I wasn’t alone in my skepticism. Founder Bill Clerico — who previously founded the fintech company WePay and sold it to JPMorgan Chase — told earlier this week that the firm’s thesis was more polarizing than Clerico expected, and that some investors understood his pitch immediately while others thought focusing on wildfires was too narrow. But he managed to pull together $35 million in capital commitments for a debut fund and it’s easy to appreciate why. Extreme heat and dry conditions have begun fueling wildfires across the globe, there aren’t enough firefighters (or tech) to contain these fires, and, as Clerico notes, companies working on solutions to wildfires present a more straightforward investing opportunity than climate tech meant to tackle oncoming problems.
Further, the thesis gives Convective more wiggle room than might initially be imagined. One of its first portfolio companies, for example, is Overstory, a four-year-old, Amsterdam-based startup that’s using AI and satellite imagery to optimize vegetation management for its customers, which are utility companies. (It raised a seed round late last year.)
As for the psychedelics firm, it’s two-year-old, New York- and Chicago-based Palo Santo, a venture outfit that’s exclusively focused on backing and building emerging psychedelic therapeutics companies and that just today took the wraps off a $50 million debut fund.
In the grand scheme of things, $50 million is maybe not too much to pour into an area that has long fascinated investors and founders alike.

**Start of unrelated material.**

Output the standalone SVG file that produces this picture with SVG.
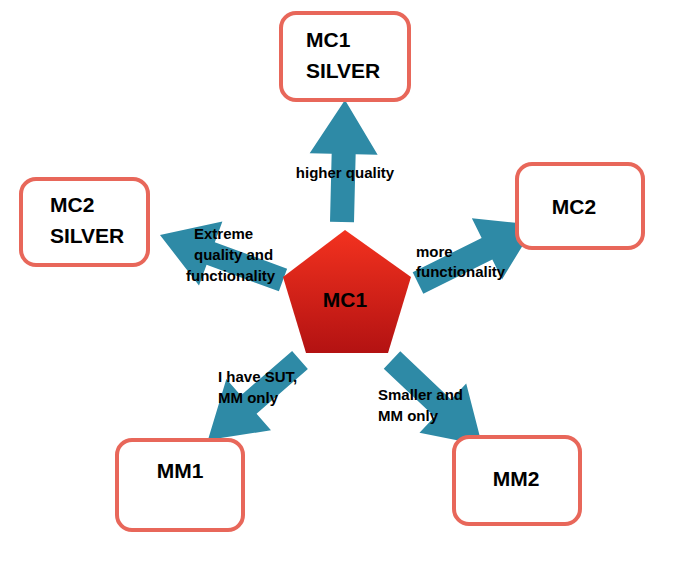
<svg xmlns="http://www.w3.org/2000/svg" width="680" height="566" viewBox="0 0 680 566">
<style>
.box{fill:#fff;stroke:#e8675a;stroke-width:4}
.arr{fill:#2e8aa6}
.t{font-family:"Liberation Sans",Arial,sans-serif;font-weight:bold;fill:#000}
.bt{font-size:21px}
.lt{font-size:15px}
</style>
<defs>
<linearGradient id="g" x1="0" y1="0" x2="0" y2="1">
<stop offset="0" stop-color="#f3321f"/><stop offset="1" stop-color="#b31212"/>
</linearGradient>
</defs>
<rect width="680" height="566" fill="#fff"/>
<g id="connectors">
<path class="arr" transform="translate(342,222) rotate(-88.6)" d="M0,-12 L68,-12 L68,-34 L122,0 L68,34 L68,12 L0,12 Z"/>
<path class="arr" transform="translate(418,283) rotate(-26.4)" d="M0,-12 L77,-12 L77,-34 L131,0 L77,34 L77,12 L0,12 Z"/>
<path class="arr" transform="translate(283,280) rotate(200.1)" d="M0,-12 L77,-12 L77,-34 L131,0 L77,34 L77,12 L0,12 Z"/>
<path class="arr" transform="translate(300,360) rotate(139)" d="M0,-12 L68,-12 L68,-34 L122,0 L68,34 L68,12 L0,12 Z"/>
<path class="arr" transform="translate(392,360) rotate(43.4)" d="M0,-12 L70,-12 L70,-34 L124,0 L70,34 L70,12 L0,12 Z"/>
</g>
<g id="labels" class="t lt">
<text x="345" y="178" text-anchor="middle">higher quality</text>
<text x="194" y="239">Extreme</text>
<text x="194" y="260">quality and</text>
<text x="186" y="281">functionality</text>
<text x="416" y="257">more</text>
<text x="416" y="277">functionality</text>
<text x="218" y="382">I have SUT,</text>
<text x="218" y="403">MM only</text>
<text x="378" y="400">Smaller and</text>
<text x="378" y="421">MM only</text>
</g>
<g id="MC1"><polygon points="345,230 411,277 388,353 306,353 283,277" fill="url(#g)"/>
<text class="t" x="345" y="307" text-anchor="middle" font-size="21">MC1</text></g>
<g id="MC1SILVER"><rect class="box" x="281" y="13" width="128" height="87" rx="15"/>
<text class="t bt" x="306" y="47">MC1</text><text class="t bt" x="306" y="78">SILVER</text></g>
<g id="MC2SILVER"><rect class="box" x="21" y="179" width="127" height="86" rx="15"/>
<text class="t bt" x="50" y="212">MC2</text><text class="t bt" x="50" y="243">SILVER</text></g>
<g id="MC2"><rect class="box" x="517" y="164" width="126" height="84" rx="15"/>
<text class="t bt" x="574" y="214" text-anchor="middle">MC2</text></g>
<g id="MM1"><rect class="box" x="117" y="440" width="126" height="90" rx="15"/>
<text class="t bt" x="180" y="478" text-anchor="middle">MM1</text></g>
<g id="MM2"><rect class="box" x="454" y="437" width="126" height="87" rx="15"/>
<text class="t bt" x="516" y="486" text-anchor="middle">MM2</text></g>
</svg>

According to Crunchbase News, psychedelics-related startups — mostly therapeutics companies — raised more than $236 million between July 2021 and July 2022, compared with the $96 million they raised between July 2020 and July 2021.

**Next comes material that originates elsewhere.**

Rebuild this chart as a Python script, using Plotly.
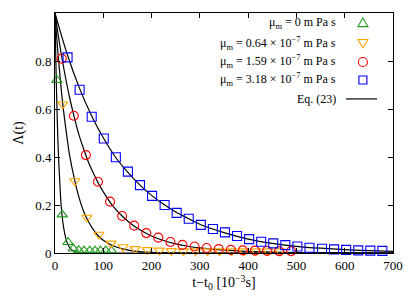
import plotly.graph_objects as go

# ---- measured data (t - t0 in 10^-3 s, Lambda(t)) ----
green_t = [4, 15, 27, 38, 49, 60, 72, 83, 94, 105, 117]
green_L = [0.72, 0.16, 0.045, 0.018, 0.012, 0.01, 0.01, 0.01, 0.01, 0.01, 0.01]

orange_t = [16, 41, 66, 91, 116, 141, 166, 191, 216, 241, 266, 291, 316, 341, 366, 391, 416, 441, 466]
orange_L = [0.62, 0.30, 0.148, 0.077, 0.04, 0.025, 0.017, 0.013, 0.011, 0.009, 0.008, 0.008, 0.008,
            0.008, 0.008, 0.008, 0.008, 0.008, 0.008]

red_t = [14, 39, 64, 89, 114, 139, 164, 189, 214, 239, 264, 289, 314, 339, 364, 389, 414, 439, 464, 489]
red_L = [0.81, 0.572, 0.408, 0.297, 0.214, 0.154, 0.114, 0.083, 0.064, 0.046, 0.034, 0.027, 0.021,
         0.016, 0.013, 0.011, 0.01, 0.009, 0.008, 0.008]

blue_t = [26, 51, 76, 101, 126, 151, 176, 201, 227, 252, 277, 302, 327, 352, 377, 402, 427, 452,
          477, 502, 527, 553, 578, 603, 628, 653, 678]
blue_L = [0.815, 0.68, 0.568, 0.477, 0.399, 0.339, 0.283, 0.238, 0.2, 0.167, 0.143, 0.117, 0.1,
          0.086, 0.071, 0.058, 0.047, 0.04, 0.033, 0.027, 0.022, 0.018, 0.015, 0.013, 0.011, 0.01, 0.009]

# ---- Eq. (23) curves ----
fitg_t = [0, 1, 2, 3, 4, 5, 6, 8, 10, 12, 15, 18, 22, 26, 30, 35, 40, 50, 60, 80, 100, 150, 700]
fitg_L = [1, 0.88, 0.78, 0.69, 0.61, 0.535, 0.47, 0.37, 0.29, 0.22, 0.15, 0.105, 0.064, 0.039,
          0.024, 0.013, 0.007, 0.002, 0.0006, 0.0001, 0, 0, 0]

fito_t = [0, 5, 10, 15, 20, 25, 30, 40, 50, 60, 70, 80, 90, 100, 120, 140, 160, 180, 200, 250, 300, 700]
fito_L = [1, 0.86, 0.745, 0.64, 0.555, 0.48, 0.41, 0.31, 0.23, 0.17, 0.128, 0.095, 0.071, 0.053,
          0.03, 0.017, 0.009, 0.005, 0.003, 0.0006, 0.0001, 0]

fitr_t = [0, 10, 20, 30, 40, 50, 60, 70, 80, 90, 100, 120, 140, 160, 180, 200, 225, 250, 275, 300,
          350, 400, 450, 500, 600, 700]
fitr_L = [1, 0.865, 0.75, 0.65, 0.565, 0.49, 0.43, 0.375, 0.33, 0.29, 0.255, 0.195, 0.152, 0.118,
          0.092, 0.071, 0.052, 0.038, 0.028, 0.021, 0.012, 0.007, 0.004, 0.002, 0.001, 0]

fitb_t = [0, 25, 50, 75, 100, 125, 150, 175, 200, 225, 250, 275, 300, 350, 400, 450, 500, 550, 600, 650, 700]
fitb_L = [1, 0.83, 0.69, 0.575, 0.48, 0.4, 0.338, 0.285, 0.24, 0.203, 0.171, 0.145, 0.12, 0.085,
          0.058, 0.04, 0.028, 0.02, 0.014, 0.01, 0.007]

x_ticks = [0, 100, 200, 300, 400, 500, 600, 700]
y_ticks = [0, 0.2, 0.4, 0.6, 0.8, 1]
y_ticklabels = ["0", "0.2", "0.4", "0.6", "0.8", "1"]

labels = ["μ<sub>m</sub> = 0 m Pa s",
          "μ<sub>m</sub> = 0.64 × 10<sup>−7</sup> m Pa s",
          "μ<sub>m</sub> = 1.59 × 10<sup>−7</sup> m Pa s",
          "μ<sub>m</sub> = 3.18 × 10<sup>−7</sup> m Pa s",
          "Eq. (23)"]

GREEN = "#1f9a1f"
ORANGE = "#ffa500"
RED = "#ff0000"
BLUE = "#0000ff"
FONT = "Liberation Serif, Times New Roman, serif"

fig = go.Figure()

for t, L in [(fitg_t, fitg_L), (fito_t, fito_L), (fitr_t, fitr_L), (fitb_t, fitb_L)]:
    fig.add_trace(go.Scatter(x=t, y=L, mode="lines", line=dict(color="black", width=1.2, shape="spline"),
                             showlegend=False, name=labels[4]))

series = [
    (green_t, green_L, "triangle-up-open", GREEN, 9, labels[0]),
    (orange_t, orange_L, "triangle-down-open", ORANGE, 9, labels[1]),
    (red_t, red_L, "circle-open", RED, 9, labels[2]),
    (blue_t, blue_L, "square-open", BLUE, 9, labels[3]),
]
for t, L, sym, col, sz, nm in series:
    fig.add_trace(go.Scatter(x=t, y=L, mode="markers", name=nm, showlegend=False, cliponaxis=False,
                             marker=dict(symbol=sym, size=sz, color=col, line=dict(color=col, width=1.1))))

# ---- manual gnuplot-style key (text right-aligned, sample to the right) ----
key_y = [0.958, 0.875, 0.796, 0.721, 0.642]
key_text_x = 0.837
key_sym_x = 0.911
for yk, lab in zip(key_y, labels):
    fig.add_annotation(x=key_text_x, y=yk, xref="paper", yref="paper", text=lab, showarrow=False,
                       xanchor="right", yanchor="middle", font=dict(family=FONT, size=12, color="black"))

s = 4.5
shapes = [
    dict(type="path", path=f"M 0 {s+0.5} L {-s-0.5} {-s+1} L {s+0.5} {-s+1} Z", line=dict(color=GREEN, width=1.1),
         xref="paper", yref="paper", xsizemode="pixel", ysizemode="pixel", xanchor=key_sym_x, yanchor=key_y[0]),
    dict(type="path", path=f"M 0 {-s-0.5} L {-s-0.5} {s-1} L {s+0.5} {s-1} Z", line=dict(color=ORANGE, width=1.1),
         xref="paper", yref="paper", xsizemode="pixel", ysizemode="pixel", xanchor=key_sym_x, yanchor=key_y[1]),
    dict(type="circle", x0=-s, x1=s, y0=-s, y1=s, line=dict(color=RED, width=1.1),
         xref="paper", yref="paper", xsizemode="pixel", ysizemode="pixel", xanchor=key_sym_x, yanchor=key_y[2]),
    dict(type="rect", x0=-s + 0.5, x1=s - 0.5, y0=-s + 0.5, y1=s - 0.5, line=dict(color=BLUE, width=1.1),
         xref="paper", yref="paper", xsizemode="pixel", ysizemode="pixel", xanchor=key_sym_x, yanchor=key_y[3]),
    dict(type="line", x0=0.861, x1=0.953, y0=key_y[4], y1=key_y[4], xref="paper", yref="paper",
         line=dict(color="black", width=1.2)),
]
fig.update_layout(shapes=shapes)

axis_common = dict(showline=True, linecolor="black", linewidth=1, mirror="allticks", ticks="inside",
                   ticklen=5, tickcolor="black", tickwidth=1, showgrid=False, zeroline=False,
                   automargin=False, tickfont=dict(family=FONT, size=13, color="black"))

fig.update_xaxes(range=[0, 700], tickvals=x_ticks, ticktext=[str(v) for v in x_ticks],
                 title=dict(text="t−t<sub>0</sub> [10<sup>−3</sup>s]", font=dict(family=FONT, size=14, color="black"),
                            standoff=4),
                 **axis_common)
fig.update_yaxes(range=[0, 1], tickvals=y_ticks, ticktext=y_ticklabels,
                 title=dict(text="Λ(t)", font=dict(family=FONT, size=14, color="black"), standoff=8),
                 **axis_common)

# the page body adds an 8 px offset; margins compensate so the plot area matches the reference
fig.update_layout(width=407, height=289, margin=dict(l=47, r=22, t=5, b=44, autoexpand=False),
                  paper_bgcolor="white", plot_bgcolor="white", font=dict(family=FONT))

fig.write_html("out.html")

In fact, while most of those bets have come from funds that invest in other therapeutics or technologies, there’s reason to think it could become a standalone area of focus over time. Already, two psychedelics companies have gone public — Compass Pathways and MindMed. Some of the smartest VCs in the industry and pouring money into the sector, including early Compass investor Peter Thiel and SpaceX board member Steve Jurvetson (who told Bloomberg last year that he decided to carve up his own estate by giving around half of his net worth to fund psychedelic science!). There’s also a lot of excitement right now in particular over the potential for MDMA, known recreationally as Molly or Ecstasy, as a treatment for severe PTSD, or post-traumatic stress disorder with FDA approval expected as early as next year.
Either way, I get the sense that the opportunities for similarly structured funds are limitless and that they could be a new entree point for first-time VCs who have a unique specialty or perspective. (The venture industry is becoming more atomized by the year, thanks to special purpose vehicles and rolling funds and a whole lot of other ways for people who aren’t “trained” VCs to jump into the industry.)
Also, as the big funds have gotten bigger in recent years, covering every stage and every sector, it seems logical that one of the only ways to compete with them for founders’ attention is to create exactly the opposite thing.
Not last, this is the sort of product that institutional investors might welcome, too, over time. They’ve done well in recent years, pouring their capital into powerhouse venture firms. But those checks have stopped for now, and a lot of institutions are sitting on overlapping stakes in companies that look overvalued. Writing some checks to smaller, specialized firms might be one way to ensure that doesn’t happen again. Stranger things have happened.